Write out each line that follows exactly as it stands, without the pictures.

Collected data:
◆ ◆ ◆ ◆ ◆
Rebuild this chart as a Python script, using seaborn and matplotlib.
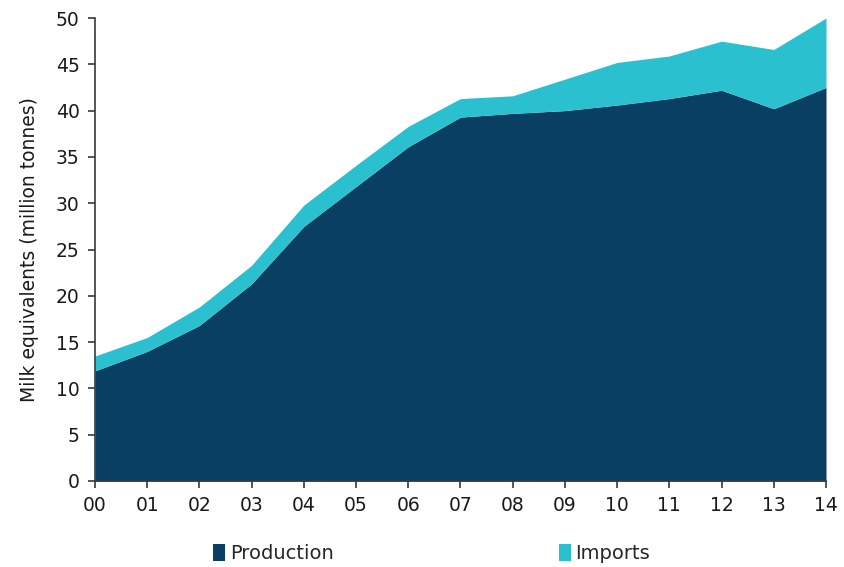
import matplotlib
matplotlib.use("Agg")
import matplotlib.pyplot as plt
from matplotlib.patches import Patch
import seaborn as sns
import numpy as np

years = list(range(15))
year_labels = ["00", "01", "02", "03", "04", "05", "06", "07", "08", "09", "10", "11", "12", "13", "14"]
production = [11.9, 14.0, 16.8, 21.3, 27.5, 31.8, 36.1, 39.3, 39.7, 40.0, 40.6, 41.3, 42.2, 40.2, 42.5]
total = [13.5, 15.5, 18.8, 23.3, 29.8, 34.1, 38.3, 41.3, 41.6, 43.4, 45.2, 45.9, 47.5, 46.6, 50.0]
imports = [t - p for t, p in zip(total, production)]
series_names = ["Production", "Imports"]
colors = ["#083f63", "#2ac0d0"]

sns.set_theme(style="ticks")
plt.rcParams["font.family"] = ["DejaVu Sans"]

fig = plt.figure(figsize=(8.45, 5.67), dpi=100)
ax = fig.add_axes([95/845, 1-481/567, (826-95)/845, (481-18)/567])
ax.stackplot(years, production, imports, colors=colors, linewidth=0)

ax.set_xlim(0, 14)
ax.set_ylim(0, 50)
ax.set_xticks(years)
ax.set_xticklabels(year_labels)
ax.set_yticks(np.arange(0, 51, 5))
for s in ["top", "right"]:
    ax.spines[s].set_visible(False)
for s in ["left", "bottom"]:
    ax.spines[s].set_color("#333a40")
    ax.spines[s].set_linewidth(1.2)
ax.tick_params(axis="both", direction="out", length=5, width=1.2, color="#333a40",
               labelsize=13.5, labelcolor="#1a1a1a", pad=6)
ax.set_ylabel("Milk equivalents (million tonnes)", fontsize=13.5, color="#1a1a1a", labelpad=12)

handles = [Patch(facecolor=c, edgecolor="none") for c in colors]
fig.legend(handles, series_names, loc="center", bbox_to_anchor=(0.511, 0.024), ncol=2,
           frameon=False, fontsize=14, handlelength=0.6, handleheight=1.0,
           handletextpad=0.25, columnspacing=11.6)

fig.savefig("out.png", dpi=100)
◆ ◆ ◆ ◆ ◆
Answer in full:
Rebuild this chart as a Python script, using seaborn and matplotlib.
import matplotlib
matplotlib.use("Agg")
import matplotlib.pyplot as plt
from matplotlib.patches import Patch
import seaborn as sns
import numpy as np

years = list(range(15))
year_labels = ["00", "01", "02", "03", "04", "05", "06", "07", "08", "09", "10", "11", "12", "13", "14"]
production = [11.9, 14.0, 16.8, 21.3, 27.5, 31.8, 36.1, 39.3, 39.7, 40.0, 40.6, 41.3, 42.2, 40.2, 42.5]
total = [13.5, 15.5, 18.8, 23.3, 29.8, 34.1, 38.3, 41.3, 41.6, 43.4, 45.2, 45.9, 47.5, 46.6, 50.0]
imports = [t - p for t, p in zip(total, production)]
series_names = ["Production", "Imports"]
colors = ["#083f63", "#2ac0d0"]

sns.set_theme(style="ticks")
plt.rcParams["font.family"] = ["DejaVu Sans"]

fig = plt.figure(figsize=(8.45, 5.67), dpi=100)
ax = fig.add_axes([95/845, 1-481/567, (826-95)/845, (481-18)/567])
ax.stackplot(years, production, imports, colors=colors, linewidth=0)

ax.set_xlim(0, 14)
ax.set_ylim(0, 50)
ax.set_xticks(years)
ax.set_xticklabels(year_labels)
ax.set_yticks(np.arange(0, 51, 5))
for s in ["top", "right"]:
    ax.spines[s].set_visible(False)
for s in ["left", "bottom"]:
    ax.spines[s].set_color("#333a40")
    ax.spines[s].set_linewidth(1.2)
ax.tick_params(axis="both", direction="out", length=5, width=1.2, color="#333a40",
               labelsize=13.5, labelcolor="#1a1a1a", pad=6)
ax.set_ylabel("Milk equivalents (million tonnes)", fontsize=13.5, color="#1a1a1a", labelpad=12)

handles = [Patch(facecolor=c, edgecolor="none") for c in colors]
fig.legend(handles, series_names, loc="center", bbox_to_anchor=(0.511, 0.024), ncol=2,
           frameon=False, fontsize=14, handlelength=0.6, handleheight=1.0,
           handletextpad=0.25, columnspacing=11.6)

fig.savefig("out.png", dpi=100)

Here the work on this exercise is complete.